### Your objective:
Retype the opening lines of the listing below, ending with the line that contains "const yTickValues = [-60, -30, 0, 30, 60, 90];", and leave out any pictures.

- - - - - - -

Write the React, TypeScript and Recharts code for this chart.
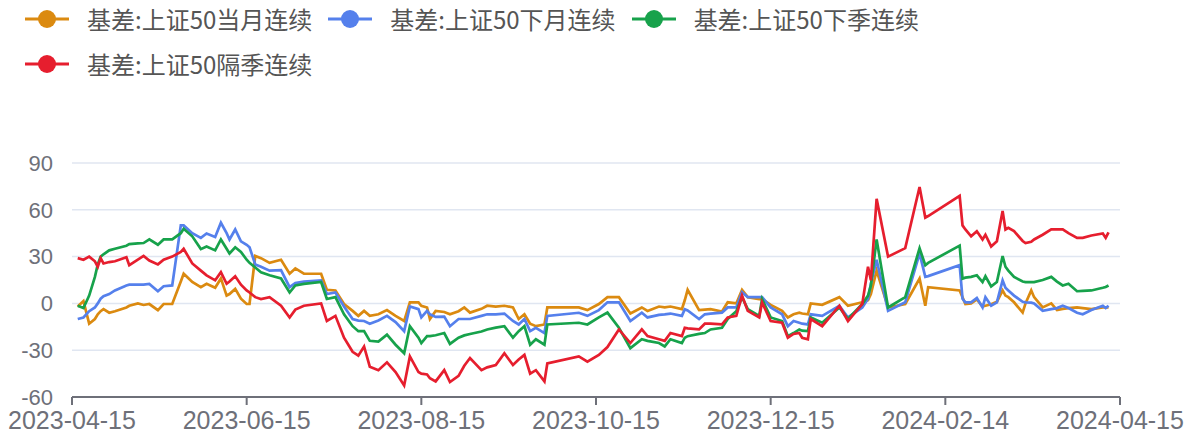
import React from 'react';
import { LineChart, Line, XAxis, YAxis, CartesianGrid } from 'recharts';

const seriesNames = ['基差:上证50当月连续', '基差:上证50下月连续', '基差:上证50下季连续', '基差:上证50隔季连续'];
const seriesColors = ['#DB8A10', '#5580EC', '#17A24B', '#E61E2E'];

const xTickLabels = ['2023-04-15', '2023-06-15', '2023-08-15', '2023-10-15', '2023-12-15', '2024-02-14', '2024-04-15'];
const yTickValues = [-60, -30, 0, 30, 60, 90];

const dates = [
  '2023-04-17', '2023-04-19', '2023-04-21', '2023-04-23', '2023-04-24', '2023-04-25', '2023-04-26', '2023-04-28', '2023-04-30',
  '2023-05-04', '2023-05-05', '2023-05-08', '2023-05-10', '2023-05-12', '2023-05-15', '2023-05-17', '2023-05-20', '2023-05-23',
  '2023-05-24', '2023-05-27', '2023-05-30', '2023-06-01', '2023-06-04', '2023-06-06', '2023-06-08', '2023-06-09', '2023-06-11',
  '2023-06-13', '2023-06-15', '2023-06-16', '2023-06-18', '2023-06-20', '2023-06-23', '2023-06-27', '2023-06-30', '2023-07-02',
  '2023-07-05', '2023-07-11', '2023-07-13', '2023-07-16', '2023-07-19', '2023-07-22', '2023-07-24', '2023-07-26', '2023-07-28',
  '2023-07-31', '2023-08-03', '2023-08-06', '2023-08-09', '2023-08-11', '2023-08-14', '2023-08-15', '2023-08-17', '2023-08-18',
  '2023-08-20', '2023-08-23', '2023-08-25', '2023-08-28', '2023-08-30', '2023-09-01', '2023-09-05', '2023-09-07', '2023-09-10',
  '2023-09-13', '2023-09-16', '2023-09-18', '2023-09-20', '2023-09-22', '2023-09-24', '2023-09-27', '2023-09-28', '2023-10-09',
  '2023-10-12', '2023-10-16', '2023-10-19', '2023-10-23', '2023-10-27', '2023-10-31', '2023-11-02', '2023-11-06', '2023-11-08',
  '2023-11-10', '2023-11-14', '2023-11-15', '2023-11-16', '2023-11-20', '2023-11-22', '2023-11-24', '2023-11-28', '2023-11-30',
  '2023-12-03', '2023-12-05', '2023-12-07', '2023-12-11', '2023-12-12', '2023-12-15', '2023-12-19', '2023-12-21', '2023-12-23',
  '2023-12-25', '2023-12-26', '2023-12-28', '2023-12-29', '2024-01-02', '2024-01-08', '2024-01-11', '2024-01-16', '2024-01-18',
  '2024-01-19', '2024-01-21', '2024-01-25', '2024-01-31', '2024-02-05', '2024-02-07', '2024-02-08', '2024-02-19', '2024-02-20',
  '2024-02-21', '2024-02-23', '2024-02-25', '2024-02-27', '2024-02-28', '2024-03-01', '2024-03-03', '2024-03-05', '2024-03-06',
  '2024-03-07', '2024-03-09', '2024-03-12', '2024-03-13', '2024-03-15', '2024-03-16', '2024-03-19', '2024-03-22', '2024-03-24',
  '2024-03-26', '2024-03-28', '2024-03-31', '2024-04-02', '2024-04-05', '2024-04-09', '2024-04-10', '2024-04-11',
];

const currentMonth = [
  -2, 1.5, -13, -10, -7, -5, -3.7, -6, -5,
  -2.6, -1.5, 0, -1, -0.4, -4.3, -0.4, -0.4, 14,
  19, 13.7, 10.4, 12.6, 10, 16, 5, 6, 9.3,
  3, -0.4, -0.4, 30.4, 29, 26, 28, 19, 22.4,
  19, 19, 8.7, 8.3, -0.4, -4.8, -8, -4.8, -8,
  -7, -4.3, -8, -11.3, 0.7, 0.7, -1.5, -2.6, -10,
  -4.8, -5.5, -7, -5, -2.6, -5.9, -3.5, -1.5, -2,
  -1.5, -2.6, -10, -7, -13, -14.6, -13.5, -2.6, -2.6,
  -4.3, -0.4, 4, 4, -6.5, -2.6, -4.8, -2, -2.5,
  -2, -3.7, 2, 8.7, -4.3, -4, -3.7, -5.2, 0.7,
  0, 8.7, 4, 2.8, 2.8, -1, -4.8, -9, -7,
  -5.9, -6.5, -7, 0, -0.9, 4, -1.5, 0.7, 2,
  6, 21, -2.6, -0.4, 15.9, -1.5, 10.4, 8.3, 4,
  -0.4, 0, 2.5, -2, -1.5, -0.5, 1, 8.3, 5,
  4, 0.7, -5.9, 0, 8.3, 4, -2.6, 0, -4.3,
  -3.5, -3, -2.6, -3, -3.7, -2.6, -2.6, -2.6,
];

const nextMonth = [
  -10, -9, -5, -2.6, 0, 3, 4.6, 6, 8.3,
  11.5, 12, 12, 12, 12.5, 7.8, 11, 11.5, 50,
  50, 45, 42, 44.8, 42.6, 51.7, 45, 41, 47.4,
  39.8, 37.6, 36, 25, 23.5, 21, 21.3, 10.4, 13,
  14, 14.8, 6, 7, -2, -10, -11, -11.3, -13,
  -11, -8, -12, -17.8, -2, -3.7, -9, -4.8, -7,
  -8.7, -8.5, -14.6, -10, -10, -10, -8, -7, -7,
  -6.5, -11.3, -13.5, -10, -17.8, -15.6, -19, -8, -6,
  -8, -4.3, 0.7, 0.7, -11.3, -5.9, -9, -7.4, -7,
  -6.5, -8, -3.7, -4.5, -10, -7, -6.5, -5.9, -2.6,
  -2.6, 7.2, 4, 4, 4, -2.6, -7, -14.6, -11.3,
  -12.4, -13, -13.5, -7, -8, -1.5, -9, -2.6, 3,
  12.6, 28, -4.8, 0.7, 32, 17, 17.5, 24.5, 3,
  0.7, 0.7, 3.5, -2.6, 4, -1.5, 0.7, 14.8, 10,
  8.3, 5, 1, 0.7, 0.5, 0, -4.8, -3.7, -3,
  -1.5, -3, -6, -7, -4.3, -1.5, -3, -1.5,
];

const nextQuarter = [
  -1.5, -3, 5, 17, 25, 30, 31.5, 34, 35,
  37, 38, 38.5, 38.7, 41, 37.6, 41, 41, 45,
  47.8, 43, 34.8, 36.5, 34, 41, 35, 32, 36,
  33, 28, 26, 23, 20, 18, 16, 7, 11.5,
  12.5, 13.7, 2.8, 4, -7, -14.6, -17.8, -17.8, -24,
  -24.5, -20, -26.5, -32, -14.6, -22, -25.4, -21, -21,
  -20.4, -19, -26, -22, -20.5, -19.6, -18, -16.7, -15.5,
  -14.6, -22, -17.8, -14.6, -26.5, -23, -26.5, -13.5, -12.4,
  -13.5, -9, -5.9, -15.6, -28.7, -23, -24, -25.4, -27.6,
  -23, -25.4, -22, -21, -19.5, -19, -16.7, -15.6, -10,
  -5, 4, -3.7, -8, 2.8, -9, -11.3, -21, -19,
  -16.7, -17.5, -17.8, -9, -12.4, -2.6, -10, -0.4, 5,
  11.5, 41, -2.6, 4, 35.4, 24.5, 26, 37, 15.9,
  16.5, 17, 18, 13.7, 17.4, 10.9, 13.7, 30.4, 23.5,
  21, 17, 14, 13.7, 13.7, 13.7, 15, 17, 14,
  11.5, 12.6, 7.8, 8, 8.3, 10, 10.5, 11.5,
];

const farQuarter = [
  29, 28, 30, 27, 23.5, 29, 25.6, 26.5, 27,
  29.6, 24.5, 28, 30.4, 27.5, 25, 28, 30, 33,
  35, 25.6, 21, 18, 14.8, 20, 12.6, 14, 17.4,
  12, 8.3, 7, 4, 2.8, 4, -1.5, -9, -4,
  -1.5, 0, -11.3, -8, -22, -31, -33.5, -27.6, -40.6,
  -42.8, -37.8, -44, -52.6, -34, -44, -45, -45.6, -48,
  -50, -42.8, -50.4, -46.5, -40, -35, -42.8, -41, -39.5,
  -32, -39.5, -36, -33, -45, -42.8, -50, -38.5, -34,
  -37.4, -33, -28, -16.7, -25.4, -16.7, -21, -23, -24,
  -19, -21, -15.6, -16, -16.7, -13, -13, -13.5, -9,
  -8, 5, -4.8, -9, 0.7, -11.3, -12.4, -22, -19.6,
  -19, -22, -23, -10, -14.6, -1.5, -11.3, -0.4, 23.5,
  14.8, 67, 30, 35.4, 74.6, 55, 56, 69, 50,
  47.4, 43, 46.3, 41, 44, 36.5, 39.8, 59.3, 47.4,
  48.5, 46.3, 40, 38.7, 39.5, 41, 44, 47.4, 47.4,
  47.4, 45, 42, 42, 43.5, 44.8, 42, 45.6,
];

const seriesValues = [currentMonth, nextMonth, nextQuarter, farQuarter];
const seriesKeys = ['s0', 's1', 's2', 's3'];

const data = dates.map((d, i) => {
  const row: Record<string, number> = { t: Date.parse(d) };
  seriesKeys.forEach((k, j) => {
    row[k] = seriesValues[j][i];
  });
  return row;
});

const xTicks = xTickLabels.map((d) => Date.parse(d));
const fmtDate = (v: number) => new Date(v).toISOString().slice(0, 10);

const LegendItem = ({ name, color }: { name: string; color: string }) => (
  <div style={{ display: 'flex', alignItems: 'center' }}>
    <svg width={46} height={24} style={{ display: 'block' }}>
      <line x1={1} y1={12} x2={45} y2={12} stroke={color} strokeWidth={3} />
      <circle cx={23} cy={12} r={9} fill={color} />
    </svg>
    <span
      style={{
        marginLeft: 17,
        fontFamily: '"Noto Sans CJK SC", "Noto Sans", sans-serif',
        fontSize: 24,
        color: '#555',
        whiteSpace: 'nowrap',
        lineHeight: '26px',
      }}
    >
      {name}
    </span>
  </div>
);

export default function App() {
  return (
    <div style={{ position: 'absolute', left: 0, top: 0, width: 1195, height: 434, background: '#fff', overflow: 'hidden' }}>
      <div style={{ position: 'absolute', left: 24, top: 6, display: 'flex', gap: 15 }}>
        <LegendItem name={seriesNames[0]} color={seriesColors[0]} />
        <LegendItem name={seriesNames[1]} color={seriesColors[1]} />
        <LegendItem name={seriesNames[2]} color={seriesColors[2]} />
      </div>
      <div style={{ position: 'absolute', left: 24, top: 51, display: 'flex' }}>
        <LegendItem name={seriesNames[3]} color={seriesColors[3]} />
      </div>
      <div style={{ position: 'absolute', left: 0, top: 0 }}>
        <LineChart width={1195} height={434} data={data} margin={{ top: 163, right: 75, bottom: 0, left: 0 }}>
          <CartesianGrid vertical={false} stroke="#E0E6F1" strokeWidth={1.5} />
          <XAxis
            type="number"
            dataKey="t"
            domain={[xTicks[0], xTicks[xTicks.length - 1]]}
            ticks={xTicks}
            tickFormatter={fmtDate}
            height={37}
            stroke="#6E7079"
            axisLine={{ stroke: '#6E7079', strokeWidth: 2 }}
            tickLine={{ stroke: '#6E7079', strokeWidth: 2 }}
            tickSize={8}
            tickMargin={6}
            tick={{ fill: '#6E7079', fontSize: 25, fontFamily: '"Liberation Sans", Arial, sans-serif' }}
            interval={0}
          />
          <YAxis
            type="number"
            domain={[-60, 90]}
            ticks={yTickValues}
            width={72}
            axisLine={false}
            tickLine={false}
            tickSize={0}
            tickMargin={19}
            tick={{ fill: '#6E7079', fontSize: 22, fontFamily: '"Liberation Sans", Arial, sans-serif' }}
            interval={0}
          />
          {seriesKeys.map((k, j) => (
            <Line
              key={k}
              type="linear"
              dataKey={k}
              name={seriesNames[j]}
              stroke={seriesColors[j]}
              strokeWidth={2.7}
              dot={false}
              activeDot={false}
              isAnimationActive={false}
            />
          ))}
        </LineChart>
      </div>
    </div>
  );
}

- - - - - - -

### Task answer:
Write the React, TypeScript and Recharts code for this chart.
import React from 'react';
import { LineChart, Line, XAxis, YAxis, CartesianGrid } from 'recharts';

const seriesNames = ['基差:上证50当月连续', '基差:上证50下月连续', '基差:上证50下季连续', '基差:上证50隔季连续'];
const seriesColors = ['#DB8A10', '#5580EC', '#17A24B', '#E61E2E'];

const xTickLabels = ['2023-04-15', '2023-06-15', '2023-08-15', '2023-10-15', '2023-12-15', '2024-02-14', '2024-04-15'];
const yTickValues = [-60, -30, 0, 30, 60, 90];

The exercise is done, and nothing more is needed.